Detroit man sentenced to 14 years in federal prison for heroin conspiracy
CHARLESTON, W.Va. – A Detroit man who led a conspiracy to distribute heroin in Boone County was sentenced today to 14 years in federal prison, announced United States Attorney Carol Casto. Daymeon Damar Johnson, 31, previously pleaded guilty to conspiracy to distribute heroin.
Johnson came to Boone County from Detroit in 2013 and began selling oxycodone from the residence he shared with codefendant Joyce Ann Zornes on Harper Lane in Seth. At some point prior to May 2015, Johnson and Zornes began selling heroin supplied by sources in Detroit. Johnson sold to mid-level dealers and users in Boone County, and occasionally traded drugs for firearms. In July 2015, members of the U.S. Route 119 Drug and Violent Crime Task Force began making purchases of heroin from local dealers being supplied by Johnson. On March 22, 2016, Zornes was stopped in Jackson County while transporting heroin from Michigan. Two days later, in an effort to obtain bond money for Zornes, Johnson recruited Gregory Runion to sell an SKS assault rifle. Runion sold the rifle to an informant working for the Task Force.

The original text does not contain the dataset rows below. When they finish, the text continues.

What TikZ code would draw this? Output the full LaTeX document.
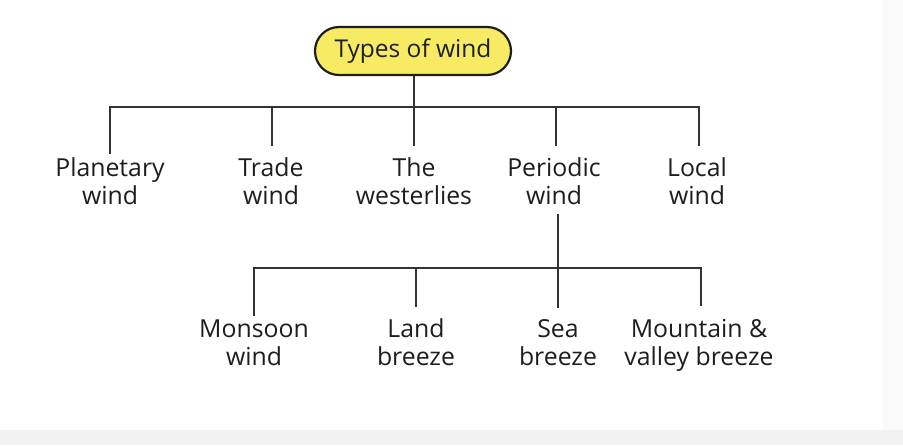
\documentclass[tikz,border=0pt]{standalone}
\usepackage{fontspec}
\setmainfont{Open Sans}
\definecolor{wire}{HTML}{333333}
\definecolor{rootfill}{HTML}{F7EB64}
\definecolor{txt}{HTML}{1E1E1E}
\begin{document}
\begin{tikzpicture}[x=1pt,y=1pt,
  wire/.style={draw=wire,line width=2.8pt},
  lbl/.style={inner sep=0pt,align=center,text=txt,font=\fontsize{24.8}{28}\selectfont,anchor=base},
  rootbox/.style={draw=txt,line width=2.2pt,fill=rootfill,rounded corners=24pt,minimum width=196pt,minimum height=48pt,inner sep=0pt,text=txt,font=\fontsize{24.5}{30}\selectfont}]
\useasboundingbox (0,0) rectangle (903,-445);
\fill[white] (0,0) rectangle (903,-445);
\fill[gray!4] (883,0) rectangle (903,-445);
\fill[gray!10] (0,-430) rectangle (903,-445);
\node[rootbox] (root) at (413,-51) {Types of wind};
\node[lbl] (planetary) at (110,-204) {Planetary\\wind};
\node[lbl] (trade) at (271,-204) {Trade\\wind};
\node[lbl] (west) at (414,-204) {The\\westerlies};
\node[lbl] (periodic) at (554,-204) {Periodic\\wind};
\node[lbl] (local) at (697,-204) {Local\\wind};
\node[lbl] (monsoon) at (254,-365) {Monsoon\\wind};
\node[lbl] (land) at (416,-365) {Land\\breeze};
\node[lbl] (sea) at (558,-365) {Sea\\breeze};
\node[lbl] (mount) at (699,-365) {Mountain \&\\valley breeze};
\coordinate (j1) at (414,-107);
\coordinate (j2) at (558,-268);
\draw[wire] (root.south -| j1) -- (j1);
\draw[wire] (j1) -| ([xshift=0pt,yshift=3pt]planetary.north);
\draw[wire] (j1) -| ([xshift=1pt,yshift=11pt]trade.north);
\draw[wire] (j1) -- ([yshift=11pt]west.north);
\draw[wire] (j1) -| ([xshift=2pt,yshift=11pt]periodic.north);
\draw[wire] (j1) -| ([xshift=2pt,yshift=11pt]local.north);
\draw[wire] ([yshift=-10pt]periodic.south -| j2) -- (j2);
\draw[wire] (j2) -| ([yshift=3pt]monsoon.north);
\draw[wire] (j2) -| ([yshift=11pt]land.north);
\draw[wire] (j2) -- ([yshift=11pt]sea.north);
\draw[wire] (j2) -| ([xshift=2pt,yshift=13pt]mount.north);
\end{tikzpicture}
\end{document}
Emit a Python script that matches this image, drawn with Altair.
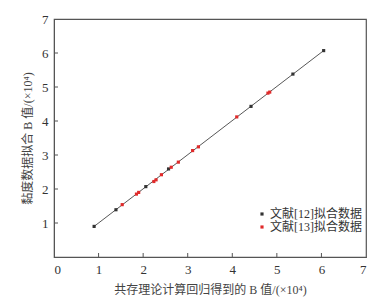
import altair as alt
import pandas as pd

# data
s12_x = [0.90, 1.39, 2.06, 2.57, 4.42, 5.36, 6.05]
s12_y = [0.90, 1.39, 2.07, 2.59, 4.43, 5.38, 6.07]
s13_x = [1.53, 1.85, 1.90, 2.24, 2.29, 2.41, 2.63, 2.79, 3.11, 3.24, 4.10, 4.80, 4.84]
s13_y = [1.54, 1.85, 1.90, 2.22, 2.27, 2.42, 2.64, 2.79, 3.13, 3.24, 4.12, 4.82, 4.85]
fit_x = [0.90, 6.05]
fit_y = [0.90, 6.07]
x_ticks = [0, 1, 2, 3, 4, 5, 6, 7]
y_ticks = [1, 2, 3, 4, 5, 6, 7]
names = ["文献[12]拟合数据", "文献[13]拟合数据"]
colors = ["#333333", "#e02a2a"]

FONT = "Liberation Serif, Noto Sans CJK SC"

pts = pd.DataFrame({
    "x": s12_x + s13_x,
    "y": s12_y + s13_y,
    "s": [names[0]] * len(s12_x) + [names[1]] * len(s13_x),
})
fit = pd.DataFrame({"x": fit_x, "y": fit_y})

xs = alt.Scale(domain=[0, 7], nice=False)
ys = alt.Scale(domain=[0, 7], nice=False)

xaxis = alt.Axis(values=x_ticks, ticks=False, grid=False, labelPadding=6, labelOverlap=False,
                 title="共存理论计算回归得到的 B 值/(×10⁴)", titlePadding=8)
yaxis = alt.Axis(values=y_ticks, ticks=False, grid=False, labelPadding=6, labelOverlap=False,
                 title="黏度数据拟合 B 值/(×10⁴)", titlePadding=7)

line = alt.Chart(fit).mark_line(color="#444444", strokeWidth=0.9).encode(
    x=alt.X("x:Q", scale=xs, axis=xaxis),
    y=alt.Y("y:Q", scale=ys, axis=yaxis),
)

points = alt.Chart(pts).mark_point(shape="square", filled=True, size=10, opacity=1).encode(
    x=alt.X("x:Q", scale=xs, axis=xaxis),
    y=alt.Y("y:Q", scale=ys, axis=yaxis),
    color=alt.Color("s:N", scale=alt.Scale(domain=names, range=colors),
                    legend=alt.Legend(orient="none", legendX=202, legendY=189, title=None,
                                      symbolType="square", symbolSize=10, labelFontSize=12,
                                      labelFont=FONT, labelColor="#333333", rowPadding=1,
                                      symbolOffset=0, labelOffset=2)),
)

xt = pd.DataFrame({"x": x_ticks[1:-1]})
yt = pd.DataFrame({"y": y_ticks[:-1]})
xtick = alt.Chart(xt).mark_rule(color="#555555", strokeWidth=1).encode(
    x=alt.X("x:Q", scale=xs, axis=xaxis), y=alt.value(238), y2=alt.value(234))
ytick = alt.Chart(yt).mark_rule(color="#555555", strokeWidth=1).encode(
    y=alt.Y("y:Q", scale=ys, axis=yaxis), x=alt.value(0), x2=alt.value(4))

chart = alt.layer(line, xtick, ytick, points).properties(
    width=312, height=238, autosize="none", background="white",
    padding={"left": 46, "top": 11, "right": 16, "bottom": 41},
).configure_view(stroke="#555555", strokeWidth=1.2).configure_axis(
    domainColor="#555555", labelFont=FONT, titleFont=FONT, labelFontSize=13,
    titleFontSize=12, labelColor="#333333", titleColor="#444444", titleFontWeight="normal",
)

chart.save("out.html", embed_options={"renderer": "svg", "actions": False})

On August 1 and 2, 2016, Task Force officers used an informant to buy heroin directly from Johnson and Zornes at their residence. Officers executed search warrants at the residence and seized more than 40 grams of heroin, ecstasy tablets, cash, and distribution paraphernalia. Both Johnson and Zornes were arrested and remain in custody.
This long-term investigation of heroin trafficking in Boone County has led to several convictions and prison sentences. Christopher Priestly, of Bloomingrose, was sentenced to two and a half years in federal prison for distribution of heroin. Robert Donavan Buzzard, of Bloomingrose, was sentenced to a year and nine months in federal prison for distribution of heroin. Gregory Scott Runion, of Seth, was sentenced to a year and a half in federal prison for being a felon in possession of a firearm. Joyce Ann Zornes, of Seth, previously pleaded guilty to aiding and abetting the distribution of heroin and faces up to 20 years in federal prison when she is sentenced on April 27, 2017. Darrell Woodside, of Detroit, previously pleaded guilty to using a telephone to facilitate heroin trafficking and faces up to four years in federal prison when he is sentenced on June 22, 2017.

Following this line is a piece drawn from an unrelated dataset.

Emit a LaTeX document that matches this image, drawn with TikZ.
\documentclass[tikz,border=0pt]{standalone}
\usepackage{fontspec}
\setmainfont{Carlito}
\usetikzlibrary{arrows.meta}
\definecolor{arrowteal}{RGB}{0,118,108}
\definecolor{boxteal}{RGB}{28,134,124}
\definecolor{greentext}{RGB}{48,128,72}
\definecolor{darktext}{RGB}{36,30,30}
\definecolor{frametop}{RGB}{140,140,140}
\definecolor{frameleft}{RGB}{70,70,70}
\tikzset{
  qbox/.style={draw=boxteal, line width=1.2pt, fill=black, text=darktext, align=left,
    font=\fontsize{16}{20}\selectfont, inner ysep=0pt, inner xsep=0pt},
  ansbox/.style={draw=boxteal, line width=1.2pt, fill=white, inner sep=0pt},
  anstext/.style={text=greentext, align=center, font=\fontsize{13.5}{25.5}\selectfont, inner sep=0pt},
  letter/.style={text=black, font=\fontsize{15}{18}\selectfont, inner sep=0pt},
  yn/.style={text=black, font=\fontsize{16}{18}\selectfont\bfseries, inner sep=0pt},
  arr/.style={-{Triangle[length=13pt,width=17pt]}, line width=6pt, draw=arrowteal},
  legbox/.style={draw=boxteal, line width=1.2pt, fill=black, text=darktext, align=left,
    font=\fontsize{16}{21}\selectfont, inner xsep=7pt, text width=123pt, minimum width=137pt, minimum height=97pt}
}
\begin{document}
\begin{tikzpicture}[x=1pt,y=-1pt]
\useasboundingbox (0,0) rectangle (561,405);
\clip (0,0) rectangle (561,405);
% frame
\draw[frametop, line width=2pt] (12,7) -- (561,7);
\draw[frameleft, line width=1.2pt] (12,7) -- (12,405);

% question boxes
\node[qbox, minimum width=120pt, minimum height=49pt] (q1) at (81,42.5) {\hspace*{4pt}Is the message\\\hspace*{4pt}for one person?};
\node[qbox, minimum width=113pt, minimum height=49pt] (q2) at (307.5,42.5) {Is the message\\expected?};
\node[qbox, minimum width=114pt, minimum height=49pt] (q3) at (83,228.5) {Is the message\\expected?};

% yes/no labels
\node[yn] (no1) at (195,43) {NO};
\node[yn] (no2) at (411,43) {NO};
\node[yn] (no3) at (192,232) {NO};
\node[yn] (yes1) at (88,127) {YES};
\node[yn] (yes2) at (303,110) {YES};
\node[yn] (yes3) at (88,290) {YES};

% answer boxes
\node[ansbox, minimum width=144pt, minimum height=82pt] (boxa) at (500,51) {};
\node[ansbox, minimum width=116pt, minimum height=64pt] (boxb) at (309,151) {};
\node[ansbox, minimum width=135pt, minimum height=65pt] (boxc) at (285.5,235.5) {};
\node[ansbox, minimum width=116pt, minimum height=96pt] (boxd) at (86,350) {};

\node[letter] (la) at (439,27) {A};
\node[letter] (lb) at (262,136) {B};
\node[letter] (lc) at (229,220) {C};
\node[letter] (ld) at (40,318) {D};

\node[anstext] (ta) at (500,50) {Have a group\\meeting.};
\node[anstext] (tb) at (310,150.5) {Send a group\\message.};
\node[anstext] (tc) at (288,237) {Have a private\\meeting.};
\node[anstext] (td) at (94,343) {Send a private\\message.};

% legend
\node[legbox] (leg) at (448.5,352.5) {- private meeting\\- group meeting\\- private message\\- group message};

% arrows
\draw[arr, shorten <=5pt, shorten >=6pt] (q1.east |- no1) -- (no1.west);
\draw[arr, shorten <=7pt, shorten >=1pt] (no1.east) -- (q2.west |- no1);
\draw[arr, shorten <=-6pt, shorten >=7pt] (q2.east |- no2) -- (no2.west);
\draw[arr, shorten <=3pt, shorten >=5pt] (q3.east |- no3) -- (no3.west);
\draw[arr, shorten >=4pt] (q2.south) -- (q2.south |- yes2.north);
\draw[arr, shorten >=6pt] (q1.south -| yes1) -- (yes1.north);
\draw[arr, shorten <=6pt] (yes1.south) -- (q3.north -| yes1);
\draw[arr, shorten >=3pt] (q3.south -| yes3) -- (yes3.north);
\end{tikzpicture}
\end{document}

The U.S. Route 119 Drug and Violent Crime Task Force and the West Virginia State Police conducted the investigation. Assistant United States Attorney Joshua Hanks handled the prosecution. United States District Judge Joseph R. Goodwin imposed the sentence and is presiding over these cases.

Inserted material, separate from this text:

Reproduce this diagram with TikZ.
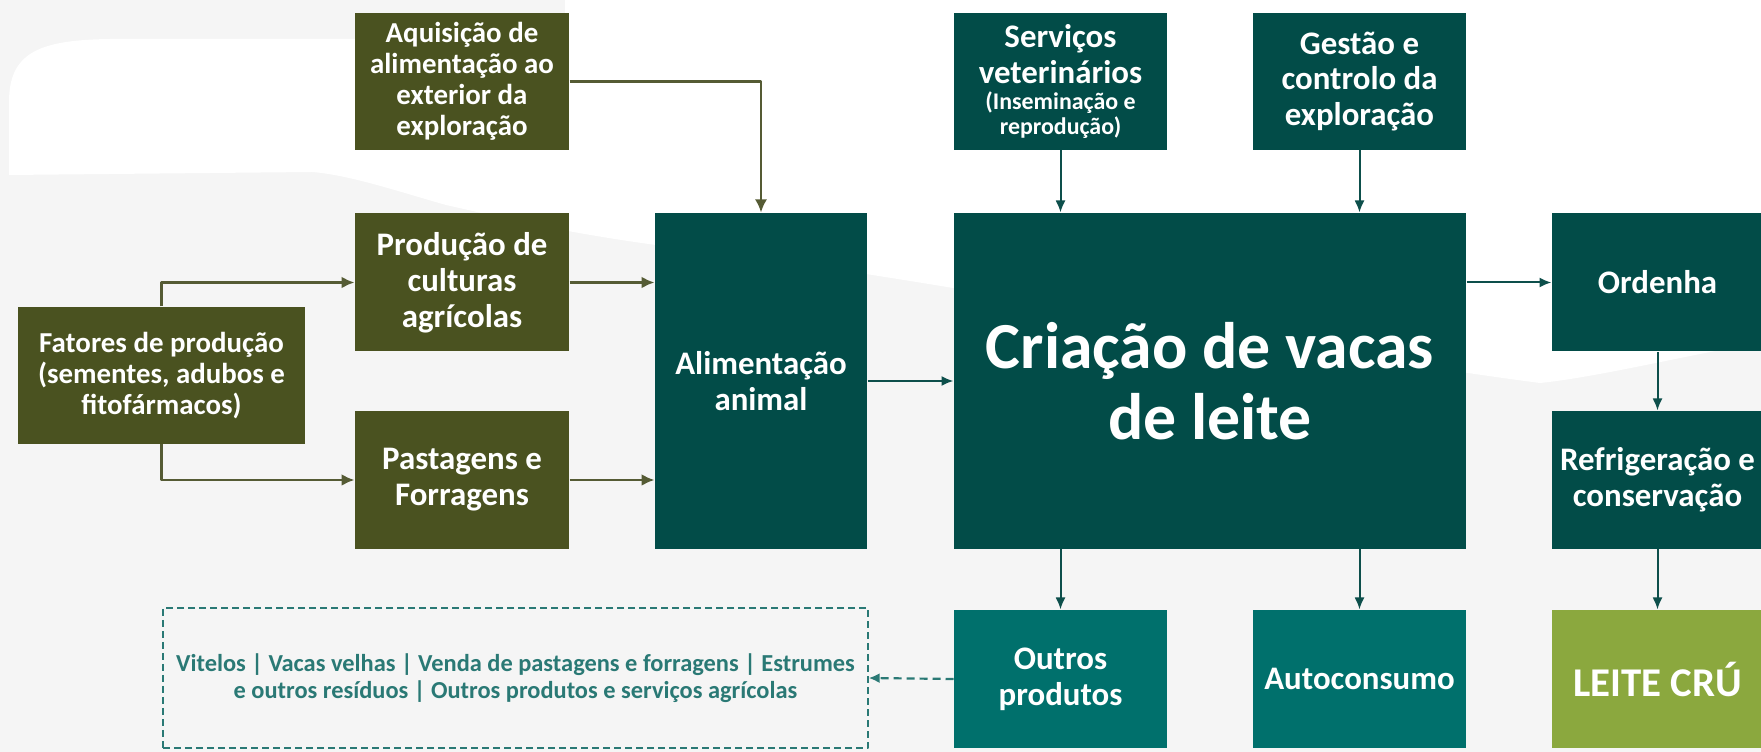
\documentclass[tikz,border=0pt]{standalone}
\usepackage{fontspec}
\setmainfont{Carlito}
\usetikzlibrary{arrows.meta}

\definecolor{olivefill}{HTML}{4A5220}
\definecolor{tealdark}{HTML}{024C48}
\definecolor{tealmid}{HTML}{00706C}
\definecolor{leitegreen}{HTML}{8BA83E}
\definecolor{oliveline}{HTML}{555B34}
\definecolor{tealline}{HTML}{0D4F4B}
\definecolor{dashteal}{HTML}{2A7975}
\definecolor{bggray}{HTML}{F5F5F5}

\begin{document}
\begin{tikzpicture}[x=1bp,y=1bp,>={Latex[length=13bp,width=12bp]},line join=bevel,
  box/.style={rectangle, inner sep=0pt, align=center, text=white,
    font=\bfseries\fontsize{33}{36}\selectfont},
  smalltext/.style={font=\bfseries\fontsize{29}{31}\selectfont},
  olivebox/.style={box, fill=olivefill, minimum width=214bp, minimum height=138bp},
  tealbox/.style={box, fill=tealdark, minimum width=213bp, minimum height=138bp},
  outbox/.style={box, fill=tealmid, minimum width=213bp, minimum height=138bp},
  oliveedge/.style={draw=oliveline, line width=2.8bp},
  tealedge/.style={draw=tealline, line width=2bp, >={Latex[length=12bp,width=10bp]}},
  dashedge/.style={draw=dashteal, line width=2.2bp, dash pattern=on 8bp off 5bp,
    >={Latex[length=11bp,width=10bp]}} ]
  \pgfsetlinewidth{1bp}
%%
  \useasboundingbox (0,0) rectangle (1761,752);
  \fill[bggray] (0,0) rectangle (1761,752);
  % Background sweep
  \fill[white] (9,577) -- (9,650) .. controls (9,700) and (40,712) .. (110,713)
    -- (565,713) -- (565,752)
    -- (1761,752) -- (1761,409) .. controls (1700,400) and (1600,375) .. (1540,369)
    .. controls (1300,400) and (900,480) .. (656,507)
    .. controls (560,520) and (500,535) .. (446,547)
    .. controls (400,560) and (350,577) .. (312,580) -- cycle;
%%
  % Node: fatores
  \node[olivebox, smalltext, minimum width=287bp, minimum height=137bp] (fatores) at (161.5,376.5)
    {Fatores de produção\\(sementes, adubos e\\fitofármacos)};
  % Node: aquisicao
  \node[olivebox, smalltext, minimum height=137bp] (aquisicao) at (462,670.5)
    {Aquisição de\\alimentação ao\\exterior da\\exploração};
  % Node: producao
  \node[olivebox] (producao) at (462,469.5) {Produção de\\culturas\\agrícolas};
  % Node: pastagens
  \node[olivebox] (pastagens) at (462,272) {Pastagens e\\Forragens};
  % Node: alimentacao
  \node[tealbox, minimum width=212bp, minimum height=336bp] (alimentacao) at (761,371)
    {Alimentação\\animal};
  % Node: criacao
  \node[tealbox, minimum width=512bp, minimum height=336bp,
    font=\bfseries\fontsize{66}{71}\selectfont] (criacao) at (1210,371)
    {Criação de vacas\\de leite};
  % Node: servicos
  \node[tealbox, minimum height=137bp] (servicos) at (1060.5,670.5)
    {Serviços\\veterinários\\[-10bp]{\fontsize{24}{25}\selectfont(Inseminação e}\\[-11bp]{\fontsize{24}{25}\selectfont reprodução)}};
  % Node: gestao
  \node[tealbox, minimum height=137bp] (gestao) at (1359.5,670.5)
    {Gestão e\\controlo da\\exploração};
  % Node: ordenha
  \node[tealbox, minimum width=211bp] (ordenha) at (1657.5,469.5) {Ordenha};
  % Node: refrigeracao
  \node[tealbox, minimum width=211bp] (refrigeracao) at (1657.5,272)
    {Refrigeração e\\conservação};
  % Node: outros
  \node[outbox] (outros) at (1060.5,73) {Outros\\produtos};
  % Node: autoconsumo
  \node[outbox] (autoconsumo) at (1359.5,73) {Autoconsumo};
  % Node: leite
  \node[box, fill=leitegreen, minimum width=211bp, minimum height=138bp,
    font=\bfseries\fontsize{41}{44}\selectfont] (leite) at (1657.5,73) {LEITE CRÚ};
  % Node: vendas
  \node[rectangle, draw=dashteal, line width=1.3bp, dash pattern=on 7bp off 4bp,
    minimum width=705bp, minimum height=140bp, inner sep=0pt, align=center, text=dashteal,
    font=\bfseries\fontsize{24.5}{26.5}\selectfont] (vendas) at (515.5,74)
    {Vitelos | Vacas velhas | Venda de pastagens e forragens | Estrumes\\e outros resíduos | Outros produtos e serviços agrícolas};
%%
  % Edge: fatores -> producao
  \draw[oliveedge, ->] (fatores.north) |- (producao.west);
  % Edge: fatores -> pastagens
  \draw[oliveedge, ->] (fatores.south) |- (pastagens.west);
  % Edge: producao -> alimentacao
  \draw[oliveedge, ->] (producao.east) -- (producao.east -| alimentacao.west);
  % Edge: pastagens -> alimentacao
  \draw[oliveedge, ->] (pastagens.east) -- (pastagens.east -| alimentacao.west);
  % Edge: aquisicao -> alimentacao
  \draw[oliveedge, line width=2.2bp, ->] (aquisicao.east) -| (alimentacao.north);
  % Edge: alimentacao -> criacao
  \draw[tealedge, ->] (alimentacao.east) -- (criacao.west);
  % Edge: servicos -> criacao
  \draw[tealedge, ->] (servicos.south) -- (servicos.south |- criacao.north);
  % Edge: gestao -> criacao
  \draw[tealedge, ->] (gestao.south) -- (gestao.south |- criacao.north);
  % Edge: criacao -> ordenha
  \draw[tealedge, ->] (criacao.east |- ordenha.west) -- (ordenha.west);
  % Edge: ordenha -> refrigeracao
  \draw[tealedge, ->] (ordenha.south) -- (refrigeracao.north);
  % Edge: refrigeracao -> leite
  \draw[tealedge, ->] (refrigeracao.south) -- (leite.north);
  % Edge: criacao -> outros
  \draw[tealedge, ->] (outros.north |- criacao.south) -- (outros.north);
  % Edge: criacao -> autoconsumo
  \draw[tealedge, ->] (autoconsumo.north |- criacao.south) -- (autoconsumo.north);
  % Edge: outros -> vendas
  \draw[dashedge, ->] (outros.west) -- (vendas.east);
%
\end{tikzpicture}
\end{document}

These cases are part of an ongoing effort led by the United States Attorney’s Office for the Southern District of West Virginia to combat the illicit sale and misuse of prescription drugs and heroin. The U.S. Attorney’s Office, joined by federal, state and local law enforcement agencies, is committed to aggressively pursuing and shutting down illegal pill trafficking, eliminating open air drug markets, and curtailing the spread of opiate painkillers and heroin in communities across the Southern District.